Return, without pictures, the lines from the start of the data through the one that contains "-0.53, -0.4, -0.28, -0.18, -0.1, 0.0]".

-- Start --

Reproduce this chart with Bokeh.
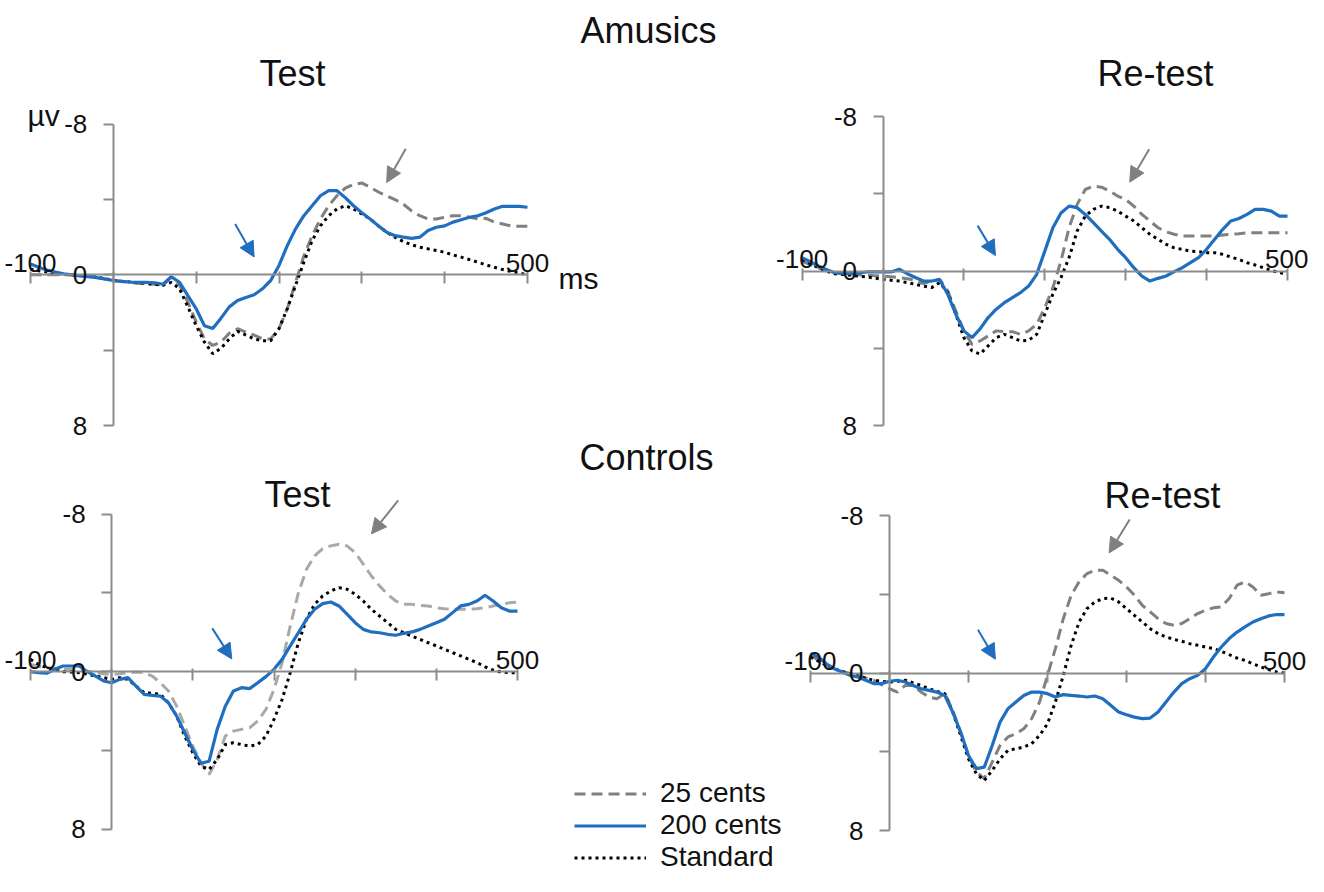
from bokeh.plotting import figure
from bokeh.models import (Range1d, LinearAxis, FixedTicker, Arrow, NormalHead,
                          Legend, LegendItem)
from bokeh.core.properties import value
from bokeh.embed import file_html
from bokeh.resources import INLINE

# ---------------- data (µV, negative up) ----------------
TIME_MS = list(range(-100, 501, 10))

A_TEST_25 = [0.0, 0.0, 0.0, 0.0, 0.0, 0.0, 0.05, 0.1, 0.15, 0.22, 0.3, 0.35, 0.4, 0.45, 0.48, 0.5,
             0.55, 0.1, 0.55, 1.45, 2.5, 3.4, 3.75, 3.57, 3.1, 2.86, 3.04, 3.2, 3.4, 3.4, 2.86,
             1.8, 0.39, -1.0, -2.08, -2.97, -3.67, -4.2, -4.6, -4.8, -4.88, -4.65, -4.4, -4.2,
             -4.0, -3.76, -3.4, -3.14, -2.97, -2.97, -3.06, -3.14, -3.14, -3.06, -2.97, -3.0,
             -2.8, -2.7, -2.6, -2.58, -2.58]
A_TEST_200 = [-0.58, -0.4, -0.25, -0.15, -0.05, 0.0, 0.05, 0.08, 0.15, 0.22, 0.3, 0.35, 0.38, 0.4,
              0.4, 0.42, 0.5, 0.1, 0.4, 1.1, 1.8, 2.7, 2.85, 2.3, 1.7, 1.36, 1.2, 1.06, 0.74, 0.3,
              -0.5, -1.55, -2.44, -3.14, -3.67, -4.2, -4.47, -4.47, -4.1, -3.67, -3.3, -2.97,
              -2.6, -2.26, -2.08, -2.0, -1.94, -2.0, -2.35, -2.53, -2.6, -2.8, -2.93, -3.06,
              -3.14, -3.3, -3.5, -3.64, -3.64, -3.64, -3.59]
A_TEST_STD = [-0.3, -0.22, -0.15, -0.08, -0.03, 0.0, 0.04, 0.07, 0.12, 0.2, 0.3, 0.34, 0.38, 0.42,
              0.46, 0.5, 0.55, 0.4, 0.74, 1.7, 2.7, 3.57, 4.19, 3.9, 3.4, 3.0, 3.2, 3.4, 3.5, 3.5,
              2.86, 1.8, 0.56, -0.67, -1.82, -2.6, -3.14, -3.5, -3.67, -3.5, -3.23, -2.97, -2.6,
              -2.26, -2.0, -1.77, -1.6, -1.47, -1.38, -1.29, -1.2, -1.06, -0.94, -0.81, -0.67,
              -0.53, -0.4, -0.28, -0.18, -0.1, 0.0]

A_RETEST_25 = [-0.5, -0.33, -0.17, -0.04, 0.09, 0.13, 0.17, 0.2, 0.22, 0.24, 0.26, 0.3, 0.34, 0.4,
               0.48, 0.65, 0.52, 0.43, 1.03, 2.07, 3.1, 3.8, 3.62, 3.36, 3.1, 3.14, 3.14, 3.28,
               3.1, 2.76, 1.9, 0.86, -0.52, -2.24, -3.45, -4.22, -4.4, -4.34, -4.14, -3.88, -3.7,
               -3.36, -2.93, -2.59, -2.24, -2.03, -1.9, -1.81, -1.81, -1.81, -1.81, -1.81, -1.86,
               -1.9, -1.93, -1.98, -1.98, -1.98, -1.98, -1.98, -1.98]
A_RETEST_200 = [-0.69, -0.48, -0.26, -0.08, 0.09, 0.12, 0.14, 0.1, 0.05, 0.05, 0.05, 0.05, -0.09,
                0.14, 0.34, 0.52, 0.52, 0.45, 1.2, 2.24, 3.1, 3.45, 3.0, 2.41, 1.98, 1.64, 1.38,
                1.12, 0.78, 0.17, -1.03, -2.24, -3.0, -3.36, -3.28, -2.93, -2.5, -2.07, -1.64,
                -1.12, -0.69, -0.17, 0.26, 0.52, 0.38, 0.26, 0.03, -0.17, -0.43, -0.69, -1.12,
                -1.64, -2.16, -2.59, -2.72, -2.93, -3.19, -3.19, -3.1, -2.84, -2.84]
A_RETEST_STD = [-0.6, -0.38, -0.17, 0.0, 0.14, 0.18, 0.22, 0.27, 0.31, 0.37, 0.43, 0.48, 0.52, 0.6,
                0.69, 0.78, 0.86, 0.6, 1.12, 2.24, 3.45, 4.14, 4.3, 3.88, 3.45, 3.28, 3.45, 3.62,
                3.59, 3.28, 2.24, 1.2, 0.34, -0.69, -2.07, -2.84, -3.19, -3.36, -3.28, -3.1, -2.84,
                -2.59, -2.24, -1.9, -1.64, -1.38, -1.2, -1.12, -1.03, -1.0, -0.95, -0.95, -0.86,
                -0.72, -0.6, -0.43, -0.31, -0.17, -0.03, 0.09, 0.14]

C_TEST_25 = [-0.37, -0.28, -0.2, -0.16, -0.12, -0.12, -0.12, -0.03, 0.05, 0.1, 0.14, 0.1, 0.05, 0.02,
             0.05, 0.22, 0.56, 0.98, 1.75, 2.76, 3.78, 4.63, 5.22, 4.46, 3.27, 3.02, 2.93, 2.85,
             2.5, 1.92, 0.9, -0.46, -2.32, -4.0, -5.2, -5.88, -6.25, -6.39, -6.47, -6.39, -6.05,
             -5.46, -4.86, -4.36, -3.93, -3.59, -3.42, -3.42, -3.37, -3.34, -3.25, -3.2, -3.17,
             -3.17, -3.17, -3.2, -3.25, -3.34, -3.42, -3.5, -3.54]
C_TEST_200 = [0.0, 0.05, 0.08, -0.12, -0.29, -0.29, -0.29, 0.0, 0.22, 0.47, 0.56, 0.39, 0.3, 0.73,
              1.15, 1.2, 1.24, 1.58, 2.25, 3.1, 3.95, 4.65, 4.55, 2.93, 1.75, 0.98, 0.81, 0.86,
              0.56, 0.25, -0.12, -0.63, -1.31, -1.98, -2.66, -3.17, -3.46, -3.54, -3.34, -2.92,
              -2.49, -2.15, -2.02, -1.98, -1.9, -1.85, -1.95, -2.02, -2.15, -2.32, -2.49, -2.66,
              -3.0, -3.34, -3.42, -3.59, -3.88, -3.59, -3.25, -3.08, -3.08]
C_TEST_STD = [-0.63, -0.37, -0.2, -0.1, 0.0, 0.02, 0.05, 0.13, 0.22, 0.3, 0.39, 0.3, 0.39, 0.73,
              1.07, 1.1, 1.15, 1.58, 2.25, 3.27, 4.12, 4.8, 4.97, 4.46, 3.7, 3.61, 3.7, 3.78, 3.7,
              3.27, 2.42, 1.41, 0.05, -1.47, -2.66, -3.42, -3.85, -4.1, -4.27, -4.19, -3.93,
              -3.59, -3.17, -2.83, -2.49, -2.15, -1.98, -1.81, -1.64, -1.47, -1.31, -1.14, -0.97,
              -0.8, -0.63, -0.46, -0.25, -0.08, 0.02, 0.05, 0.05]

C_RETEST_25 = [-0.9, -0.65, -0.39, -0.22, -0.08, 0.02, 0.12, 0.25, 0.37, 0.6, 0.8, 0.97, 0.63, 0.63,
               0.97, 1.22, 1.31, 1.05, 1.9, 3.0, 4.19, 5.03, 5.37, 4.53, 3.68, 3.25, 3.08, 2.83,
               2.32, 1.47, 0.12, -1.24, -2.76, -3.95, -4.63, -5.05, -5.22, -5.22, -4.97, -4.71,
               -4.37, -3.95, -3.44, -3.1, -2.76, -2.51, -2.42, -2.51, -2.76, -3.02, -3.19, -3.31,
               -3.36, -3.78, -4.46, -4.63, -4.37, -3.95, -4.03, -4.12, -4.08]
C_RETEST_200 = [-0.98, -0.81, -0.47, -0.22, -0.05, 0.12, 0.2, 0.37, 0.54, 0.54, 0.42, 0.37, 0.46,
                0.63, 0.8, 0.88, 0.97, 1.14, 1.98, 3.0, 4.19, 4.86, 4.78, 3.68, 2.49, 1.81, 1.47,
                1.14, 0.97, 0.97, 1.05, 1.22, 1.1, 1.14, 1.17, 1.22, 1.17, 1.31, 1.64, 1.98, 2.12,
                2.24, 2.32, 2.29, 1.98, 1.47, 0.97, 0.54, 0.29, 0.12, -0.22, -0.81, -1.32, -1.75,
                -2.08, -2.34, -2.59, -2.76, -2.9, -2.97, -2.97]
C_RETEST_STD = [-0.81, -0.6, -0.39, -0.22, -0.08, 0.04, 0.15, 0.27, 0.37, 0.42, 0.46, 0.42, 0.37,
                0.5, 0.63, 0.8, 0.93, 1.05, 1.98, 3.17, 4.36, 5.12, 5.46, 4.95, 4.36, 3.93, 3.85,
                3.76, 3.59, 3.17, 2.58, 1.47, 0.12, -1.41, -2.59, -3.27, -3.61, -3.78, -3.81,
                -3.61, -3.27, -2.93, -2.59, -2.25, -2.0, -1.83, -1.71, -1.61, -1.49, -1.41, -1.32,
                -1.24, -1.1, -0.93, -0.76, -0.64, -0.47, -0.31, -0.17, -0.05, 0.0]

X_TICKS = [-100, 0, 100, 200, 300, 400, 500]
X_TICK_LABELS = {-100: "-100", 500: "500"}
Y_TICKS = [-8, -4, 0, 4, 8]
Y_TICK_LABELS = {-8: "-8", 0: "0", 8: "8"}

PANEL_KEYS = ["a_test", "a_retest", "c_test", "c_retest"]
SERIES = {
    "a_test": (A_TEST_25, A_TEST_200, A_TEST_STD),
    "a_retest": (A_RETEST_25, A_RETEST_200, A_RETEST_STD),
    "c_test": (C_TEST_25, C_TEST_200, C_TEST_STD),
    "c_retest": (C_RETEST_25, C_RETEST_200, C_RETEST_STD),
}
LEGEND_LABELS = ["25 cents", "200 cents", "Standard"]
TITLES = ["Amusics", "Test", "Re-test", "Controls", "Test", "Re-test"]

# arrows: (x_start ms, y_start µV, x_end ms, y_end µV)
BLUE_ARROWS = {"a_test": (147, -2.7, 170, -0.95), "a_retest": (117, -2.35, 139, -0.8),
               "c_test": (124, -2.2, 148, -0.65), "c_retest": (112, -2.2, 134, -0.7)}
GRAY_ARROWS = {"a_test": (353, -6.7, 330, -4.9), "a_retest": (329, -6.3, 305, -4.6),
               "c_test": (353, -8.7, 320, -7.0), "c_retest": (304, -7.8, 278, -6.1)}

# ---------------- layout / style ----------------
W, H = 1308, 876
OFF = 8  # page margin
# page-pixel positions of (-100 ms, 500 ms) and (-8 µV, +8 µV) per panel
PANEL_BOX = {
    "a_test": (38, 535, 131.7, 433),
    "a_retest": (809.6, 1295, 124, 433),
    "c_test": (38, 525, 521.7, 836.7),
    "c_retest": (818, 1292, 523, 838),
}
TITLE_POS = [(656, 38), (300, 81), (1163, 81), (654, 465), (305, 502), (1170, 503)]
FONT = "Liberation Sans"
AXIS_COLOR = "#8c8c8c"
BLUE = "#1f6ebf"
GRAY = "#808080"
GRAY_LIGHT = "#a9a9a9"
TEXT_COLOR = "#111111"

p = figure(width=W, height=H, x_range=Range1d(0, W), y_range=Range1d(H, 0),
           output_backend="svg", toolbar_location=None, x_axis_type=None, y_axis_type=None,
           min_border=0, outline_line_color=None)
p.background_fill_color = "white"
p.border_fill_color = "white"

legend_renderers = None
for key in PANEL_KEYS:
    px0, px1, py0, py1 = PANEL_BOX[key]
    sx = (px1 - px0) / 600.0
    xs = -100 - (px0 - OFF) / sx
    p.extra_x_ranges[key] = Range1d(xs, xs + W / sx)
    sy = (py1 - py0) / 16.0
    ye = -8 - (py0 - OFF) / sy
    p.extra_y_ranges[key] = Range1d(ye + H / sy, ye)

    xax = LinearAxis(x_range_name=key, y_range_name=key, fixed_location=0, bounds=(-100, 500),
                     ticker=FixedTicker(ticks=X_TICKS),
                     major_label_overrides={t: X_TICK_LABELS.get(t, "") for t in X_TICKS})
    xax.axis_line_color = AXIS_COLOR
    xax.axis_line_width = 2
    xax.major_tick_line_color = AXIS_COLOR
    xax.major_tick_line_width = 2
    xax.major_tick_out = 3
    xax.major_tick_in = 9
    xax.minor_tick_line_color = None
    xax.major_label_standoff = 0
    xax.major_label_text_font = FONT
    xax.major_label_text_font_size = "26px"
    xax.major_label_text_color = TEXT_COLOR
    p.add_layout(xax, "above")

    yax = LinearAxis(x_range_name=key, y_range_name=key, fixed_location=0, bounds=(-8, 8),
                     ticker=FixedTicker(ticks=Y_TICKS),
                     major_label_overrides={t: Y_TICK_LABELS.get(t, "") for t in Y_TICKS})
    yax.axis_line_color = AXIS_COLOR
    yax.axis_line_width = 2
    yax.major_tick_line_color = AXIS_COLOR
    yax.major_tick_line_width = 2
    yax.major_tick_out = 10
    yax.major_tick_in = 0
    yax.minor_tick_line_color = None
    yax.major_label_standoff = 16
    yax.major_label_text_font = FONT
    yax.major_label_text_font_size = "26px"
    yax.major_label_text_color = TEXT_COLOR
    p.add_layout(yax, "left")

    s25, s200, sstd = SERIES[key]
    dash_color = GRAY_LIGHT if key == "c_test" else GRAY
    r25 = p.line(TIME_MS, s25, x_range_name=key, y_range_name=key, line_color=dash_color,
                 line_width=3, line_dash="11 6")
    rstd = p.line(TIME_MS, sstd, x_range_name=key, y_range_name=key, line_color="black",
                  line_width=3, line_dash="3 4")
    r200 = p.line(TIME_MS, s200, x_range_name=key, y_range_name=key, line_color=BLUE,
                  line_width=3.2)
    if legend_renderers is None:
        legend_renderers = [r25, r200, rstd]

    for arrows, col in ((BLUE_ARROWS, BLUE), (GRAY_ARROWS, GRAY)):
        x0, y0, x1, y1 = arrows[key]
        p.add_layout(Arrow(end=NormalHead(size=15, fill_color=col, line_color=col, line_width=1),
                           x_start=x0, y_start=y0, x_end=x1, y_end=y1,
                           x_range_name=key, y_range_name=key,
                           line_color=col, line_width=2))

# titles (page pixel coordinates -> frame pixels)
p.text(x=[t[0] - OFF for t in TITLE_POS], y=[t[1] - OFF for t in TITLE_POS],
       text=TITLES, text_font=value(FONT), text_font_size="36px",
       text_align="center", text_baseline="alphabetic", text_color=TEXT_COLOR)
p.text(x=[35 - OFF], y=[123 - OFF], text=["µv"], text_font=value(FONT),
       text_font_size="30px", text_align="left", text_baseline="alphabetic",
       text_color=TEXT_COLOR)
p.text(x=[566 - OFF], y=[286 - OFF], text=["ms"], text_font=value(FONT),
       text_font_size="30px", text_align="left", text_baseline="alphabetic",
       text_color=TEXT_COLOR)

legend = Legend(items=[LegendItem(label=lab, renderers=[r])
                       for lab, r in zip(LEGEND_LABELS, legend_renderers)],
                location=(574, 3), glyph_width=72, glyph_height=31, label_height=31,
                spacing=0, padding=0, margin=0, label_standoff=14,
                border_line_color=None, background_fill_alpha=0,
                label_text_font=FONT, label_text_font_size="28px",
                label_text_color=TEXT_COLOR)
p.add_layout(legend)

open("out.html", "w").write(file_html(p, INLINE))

-- End --

# EXERCISE RESULT:
Reproduce this chart with Bokeh.
from bokeh.plotting import figure
from bokeh.models import (Range1d, LinearAxis, FixedTicker, Arrow, NormalHead,
                          Legend, LegendItem)
from bokeh.core.properties import value
from bokeh.embed import file_html
from bokeh.resources import INLINE

# ---------------- data (µV, negative up) ----------------
TIME_MS = list(range(-100, 501, 10))

A_TEST_25 = [0.0, 0.0, 0.0, 0.0, 0.0, 0.0, 0.05, 0.1, 0.15, 0.22, 0.3, 0.35, 0.4, 0.45, 0.48, 0.5,
             0.55, 0.1, 0.55, 1.45, 2.5, 3.4, 3.75, 3.57, 3.1, 2.86, 3.04, 3.2, 3.4, 3.4, 2.86,
             1.8, 0.39, -1.0, -2.08, -2.97, -3.67, -4.2, -4.6, -4.8, -4.88, -4.65, -4.4, -4.2,
             -4.0, -3.76, -3.4, -3.14, -2.97, -2.97, -3.06, -3.14, -3.14, -3.06, -2.97, -3.0,
             -2.8, -2.7, -2.6, -2.58, -2.58]
A_TEST_200 = [-0.58, -0.4, -0.25, -0.15, -0.05, 0.0, 0.05, 0.08, 0.15, 0.22, 0.3, 0.35, 0.38, 0.4,
              0.4, 0.42, 0.5, 0.1, 0.4, 1.1, 1.8, 2.7, 2.85, 2.3, 1.7, 1.36, 1.2, 1.06, 0.74, 0.3,
              -0.5, -1.55, -2.44, -3.14, -3.67, -4.2, -4.47, -4.47, -4.1, -3.67, -3.3, -2.97,
              -2.6, -2.26, -2.08, -2.0, -1.94, -2.0, -2.35, -2.53, -2.6, -2.8, -2.93, -3.06,
              -3.14, -3.3, -3.5, -3.64, -3.64, -3.64, -3.59]
A_TEST_STD = [-0.3, -0.22, -0.15, -0.08, -0.03, 0.0, 0.04, 0.07, 0.12, 0.2, 0.3, 0.34, 0.38, 0.42,
              0.46, 0.5, 0.55, 0.4, 0.74, 1.7, 2.7, 3.57, 4.19, 3.9, 3.4, 3.0, 3.2, 3.4, 3.5, 3.5,
              2.86, 1.8, 0.56, -0.67, -1.82, -2.6, -3.14, -3.5, -3.67, -3.5, -3.23, -2.97, -2.6,
              -2.26, -2.0, -1.77, -1.6, -1.47, -1.38, -1.29, -1.2, -1.06, -0.94, -0.81, -0.67,
              -0.53, -0.4, -0.28, -0.18, -0.1, 0.0]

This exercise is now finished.